Objective:
Skip the pictures, please, and write out exactly the lines from the opening of the data through the line containing "(0,0) rectangle (360,478);".

Dataset section:
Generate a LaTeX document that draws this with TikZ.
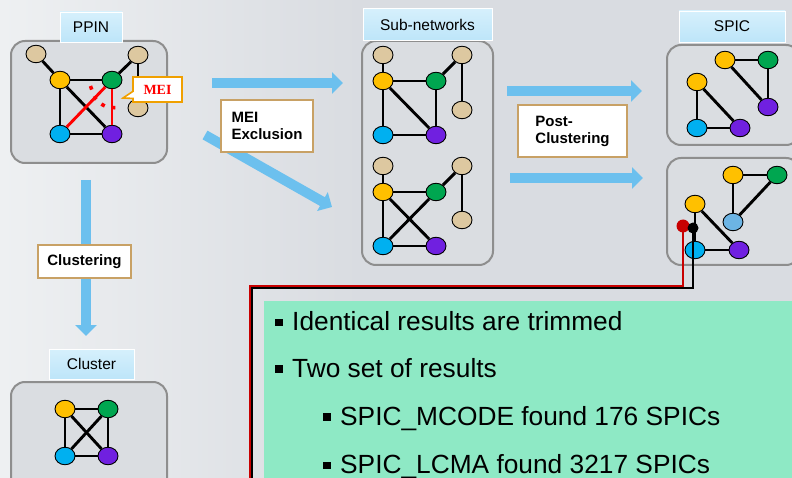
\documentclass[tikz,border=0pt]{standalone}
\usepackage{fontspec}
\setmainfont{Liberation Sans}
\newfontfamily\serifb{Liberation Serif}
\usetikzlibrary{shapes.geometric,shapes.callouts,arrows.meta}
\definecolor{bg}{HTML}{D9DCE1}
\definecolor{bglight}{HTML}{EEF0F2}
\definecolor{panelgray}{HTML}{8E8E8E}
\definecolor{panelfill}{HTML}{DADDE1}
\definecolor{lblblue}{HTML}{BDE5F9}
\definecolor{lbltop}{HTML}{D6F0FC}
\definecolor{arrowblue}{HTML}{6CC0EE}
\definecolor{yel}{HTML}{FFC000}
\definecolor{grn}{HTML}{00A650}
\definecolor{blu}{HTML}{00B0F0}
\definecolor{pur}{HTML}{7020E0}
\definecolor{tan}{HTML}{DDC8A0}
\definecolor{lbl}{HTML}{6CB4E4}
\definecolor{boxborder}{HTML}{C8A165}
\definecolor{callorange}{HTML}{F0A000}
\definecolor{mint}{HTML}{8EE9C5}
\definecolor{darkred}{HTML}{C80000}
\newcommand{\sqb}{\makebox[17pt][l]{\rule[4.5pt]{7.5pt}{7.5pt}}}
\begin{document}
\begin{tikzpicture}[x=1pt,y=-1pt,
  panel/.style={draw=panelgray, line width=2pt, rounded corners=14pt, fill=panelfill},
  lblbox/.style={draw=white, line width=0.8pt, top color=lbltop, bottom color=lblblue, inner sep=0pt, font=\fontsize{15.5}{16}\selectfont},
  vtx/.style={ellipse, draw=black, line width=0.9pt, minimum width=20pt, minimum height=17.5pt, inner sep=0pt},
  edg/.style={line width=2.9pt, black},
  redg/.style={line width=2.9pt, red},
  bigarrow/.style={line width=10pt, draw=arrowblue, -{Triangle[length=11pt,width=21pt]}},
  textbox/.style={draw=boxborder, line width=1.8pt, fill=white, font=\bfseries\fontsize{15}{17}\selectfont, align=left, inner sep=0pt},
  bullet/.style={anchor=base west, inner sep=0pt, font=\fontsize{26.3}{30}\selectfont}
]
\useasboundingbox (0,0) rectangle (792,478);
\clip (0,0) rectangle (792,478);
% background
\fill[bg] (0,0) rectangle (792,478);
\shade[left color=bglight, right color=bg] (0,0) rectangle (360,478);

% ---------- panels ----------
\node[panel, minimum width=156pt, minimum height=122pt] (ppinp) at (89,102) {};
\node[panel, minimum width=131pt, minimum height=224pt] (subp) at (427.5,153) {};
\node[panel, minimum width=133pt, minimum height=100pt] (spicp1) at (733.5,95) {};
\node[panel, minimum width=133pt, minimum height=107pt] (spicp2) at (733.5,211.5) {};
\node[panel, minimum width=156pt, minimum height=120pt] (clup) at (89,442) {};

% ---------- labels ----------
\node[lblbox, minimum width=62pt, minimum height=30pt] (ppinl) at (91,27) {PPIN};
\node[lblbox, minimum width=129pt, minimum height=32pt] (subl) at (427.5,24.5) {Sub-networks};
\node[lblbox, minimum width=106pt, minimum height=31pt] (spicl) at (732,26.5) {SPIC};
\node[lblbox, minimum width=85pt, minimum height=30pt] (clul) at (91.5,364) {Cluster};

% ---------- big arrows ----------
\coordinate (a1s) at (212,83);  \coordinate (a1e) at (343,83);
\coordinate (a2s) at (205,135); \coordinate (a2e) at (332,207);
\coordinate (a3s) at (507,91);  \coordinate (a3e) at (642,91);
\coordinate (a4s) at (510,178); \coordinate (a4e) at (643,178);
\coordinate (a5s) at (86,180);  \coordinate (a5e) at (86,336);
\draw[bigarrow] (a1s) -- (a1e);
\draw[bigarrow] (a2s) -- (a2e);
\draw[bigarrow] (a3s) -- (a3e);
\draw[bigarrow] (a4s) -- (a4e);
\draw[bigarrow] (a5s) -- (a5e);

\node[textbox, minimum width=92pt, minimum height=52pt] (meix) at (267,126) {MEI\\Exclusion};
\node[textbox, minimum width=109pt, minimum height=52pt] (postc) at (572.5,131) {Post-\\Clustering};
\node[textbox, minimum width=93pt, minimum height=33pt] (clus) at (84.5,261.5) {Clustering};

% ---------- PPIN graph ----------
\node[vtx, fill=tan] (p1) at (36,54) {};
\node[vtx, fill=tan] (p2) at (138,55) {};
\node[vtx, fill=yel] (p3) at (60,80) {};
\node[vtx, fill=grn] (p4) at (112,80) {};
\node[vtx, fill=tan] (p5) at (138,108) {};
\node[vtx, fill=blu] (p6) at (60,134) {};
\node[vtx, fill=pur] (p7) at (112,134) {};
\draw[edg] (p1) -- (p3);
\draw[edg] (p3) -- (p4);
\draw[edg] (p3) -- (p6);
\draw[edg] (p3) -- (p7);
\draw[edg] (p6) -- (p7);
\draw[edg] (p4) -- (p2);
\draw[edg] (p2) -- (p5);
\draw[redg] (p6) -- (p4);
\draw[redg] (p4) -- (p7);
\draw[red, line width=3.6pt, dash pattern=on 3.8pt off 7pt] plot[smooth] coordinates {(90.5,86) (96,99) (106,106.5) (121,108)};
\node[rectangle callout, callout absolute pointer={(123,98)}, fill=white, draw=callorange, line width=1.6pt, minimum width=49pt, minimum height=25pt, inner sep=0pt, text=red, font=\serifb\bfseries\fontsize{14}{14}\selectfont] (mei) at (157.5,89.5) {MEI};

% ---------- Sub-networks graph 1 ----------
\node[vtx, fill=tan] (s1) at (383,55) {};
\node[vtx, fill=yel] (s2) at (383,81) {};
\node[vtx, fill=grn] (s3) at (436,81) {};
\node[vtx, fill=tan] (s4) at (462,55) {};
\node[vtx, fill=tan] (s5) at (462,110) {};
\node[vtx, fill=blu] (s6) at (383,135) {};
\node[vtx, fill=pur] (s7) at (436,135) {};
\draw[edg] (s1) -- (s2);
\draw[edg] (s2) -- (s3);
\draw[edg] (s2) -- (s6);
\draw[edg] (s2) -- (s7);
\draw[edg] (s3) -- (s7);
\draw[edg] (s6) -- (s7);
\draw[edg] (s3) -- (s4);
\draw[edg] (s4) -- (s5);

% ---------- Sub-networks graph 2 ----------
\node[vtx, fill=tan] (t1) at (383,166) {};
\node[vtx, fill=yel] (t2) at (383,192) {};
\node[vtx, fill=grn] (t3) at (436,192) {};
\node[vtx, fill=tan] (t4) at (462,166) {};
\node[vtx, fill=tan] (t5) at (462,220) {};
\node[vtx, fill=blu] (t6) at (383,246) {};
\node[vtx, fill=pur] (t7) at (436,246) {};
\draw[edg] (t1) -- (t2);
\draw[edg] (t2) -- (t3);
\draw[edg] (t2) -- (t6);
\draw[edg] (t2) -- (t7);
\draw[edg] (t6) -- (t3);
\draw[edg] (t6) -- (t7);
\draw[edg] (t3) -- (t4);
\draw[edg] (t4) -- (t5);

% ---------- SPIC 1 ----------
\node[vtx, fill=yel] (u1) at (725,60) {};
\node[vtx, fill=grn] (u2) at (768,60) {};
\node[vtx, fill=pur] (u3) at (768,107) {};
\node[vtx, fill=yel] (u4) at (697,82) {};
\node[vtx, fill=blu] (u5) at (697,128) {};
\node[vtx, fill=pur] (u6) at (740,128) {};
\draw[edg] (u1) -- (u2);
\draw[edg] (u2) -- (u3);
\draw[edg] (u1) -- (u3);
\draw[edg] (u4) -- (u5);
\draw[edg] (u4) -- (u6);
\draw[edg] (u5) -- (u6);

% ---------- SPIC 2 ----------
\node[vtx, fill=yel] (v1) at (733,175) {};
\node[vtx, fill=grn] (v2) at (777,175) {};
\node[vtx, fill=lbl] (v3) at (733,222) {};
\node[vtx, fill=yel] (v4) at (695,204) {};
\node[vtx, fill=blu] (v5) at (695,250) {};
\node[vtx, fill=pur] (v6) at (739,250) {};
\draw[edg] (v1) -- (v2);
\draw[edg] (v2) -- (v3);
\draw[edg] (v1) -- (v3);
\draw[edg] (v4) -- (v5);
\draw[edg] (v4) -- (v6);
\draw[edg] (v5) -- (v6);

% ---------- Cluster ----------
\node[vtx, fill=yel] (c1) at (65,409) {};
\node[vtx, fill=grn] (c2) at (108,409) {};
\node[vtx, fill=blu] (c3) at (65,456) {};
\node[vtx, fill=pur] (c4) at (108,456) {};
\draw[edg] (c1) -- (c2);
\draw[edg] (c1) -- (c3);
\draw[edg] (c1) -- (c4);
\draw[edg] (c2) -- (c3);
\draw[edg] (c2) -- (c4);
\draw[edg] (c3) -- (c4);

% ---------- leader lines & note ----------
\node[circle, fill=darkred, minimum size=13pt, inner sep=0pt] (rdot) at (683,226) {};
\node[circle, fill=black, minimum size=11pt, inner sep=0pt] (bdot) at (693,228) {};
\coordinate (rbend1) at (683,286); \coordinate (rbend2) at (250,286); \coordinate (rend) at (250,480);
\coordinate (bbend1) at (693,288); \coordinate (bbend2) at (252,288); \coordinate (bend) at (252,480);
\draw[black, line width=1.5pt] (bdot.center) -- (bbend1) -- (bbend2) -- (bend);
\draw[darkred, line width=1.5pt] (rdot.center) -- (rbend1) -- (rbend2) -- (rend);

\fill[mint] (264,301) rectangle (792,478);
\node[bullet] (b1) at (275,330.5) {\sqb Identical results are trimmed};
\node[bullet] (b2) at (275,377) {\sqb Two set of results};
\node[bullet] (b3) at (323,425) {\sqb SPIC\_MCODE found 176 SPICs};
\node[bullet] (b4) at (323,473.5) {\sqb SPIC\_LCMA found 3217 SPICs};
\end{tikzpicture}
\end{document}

Solution to the exercise:
Generate a LaTeX document that draws this with TikZ.
\documentclass[tikz,border=0pt]{standalone}
\usepackage{fontspec}
\setmainfont{Liberation Sans}
\newfontfamily\serifb{Liberation Serif}
\usetikzlibrary{shapes.geometric,shapes.callouts,arrows.meta}
\definecolor{bg}{HTML}{D9DCE1}
\definecolor{bglight}{HTML}{EEF0F2}
\definecolor{panelgray}{HTML}{8E8E8E}
\definecolor{panelfill}{HTML}{DADDE1}
\definecolor{lblblue}{HTML}{BDE5F9}
\definecolor{lbltop}{HTML}{D6F0FC}
\definecolor{arrowblue}{HTML}{6CC0EE}
\definecolor{yel}{HTML}{FFC000}
\definecolor{grn}{HTML}{00A650}
\definecolor{blu}{HTML}{00B0F0}
\definecolor{pur}{HTML}{7020E0}
\definecolor{tan}{HTML}{DDC8A0}
\definecolor{lbl}{HTML}{6CB4E4}
\definecolor{boxborder}{HTML}{C8A165}
\definecolor{callorange}{HTML}{F0A000}
\definecolor{mint}{HTML}{8EE9C5}
\definecolor{darkred}{HTML}{C80000}
\newcommand{\sqb}{\makebox[17pt][l]{\rule[4.5pt]{7.5pt}{7.5pt}}}
\begin{document}
\begin{tikzpicture}[x=1pt,y=-1pt,
  panel/.style={draw=panelgray, line width=2pt, rounded corners=14pt, fill=panelfill},
  lblbox/.style={draw=white, line width=0.8pt, top color=lbltop, bottom color=lblblue, inner sep=0pt, font=\fontsize{15.5}{16}\selectfont},
  vtx/.style={ellipse, draw=black, line width=0.9pt, minimum width=20pt, minimum height=17.5pt, inner sep=0pt},
  edg/.style={line width=2.9pt, black},
  redg/.style={line width=2.9pt, red},
  bigarrow/.style={line width=10pt, draw=arrowblue, -{Triangle[length=11pt,width=21pt]}},
  textbox/.style={draw=boxborder, line width=1.8pt, fill=white, font=\bfseries\fontsize{15}{17}\selectfont, align=left, inner sep=0pt},
  bullet/.style={anchor=base west, inner sep=0pt, font=\fontsize{26.3}{30}\selectfont}
]
\useasboundingbox (0,0) rectangle (792,478);
\clip (0,0) rectangle (792,478);
% background
\fill[bg] (0,0) rectangle (792,478);
\shade[left color=bglight, right color=bg] (0,0) rectangle (360,478);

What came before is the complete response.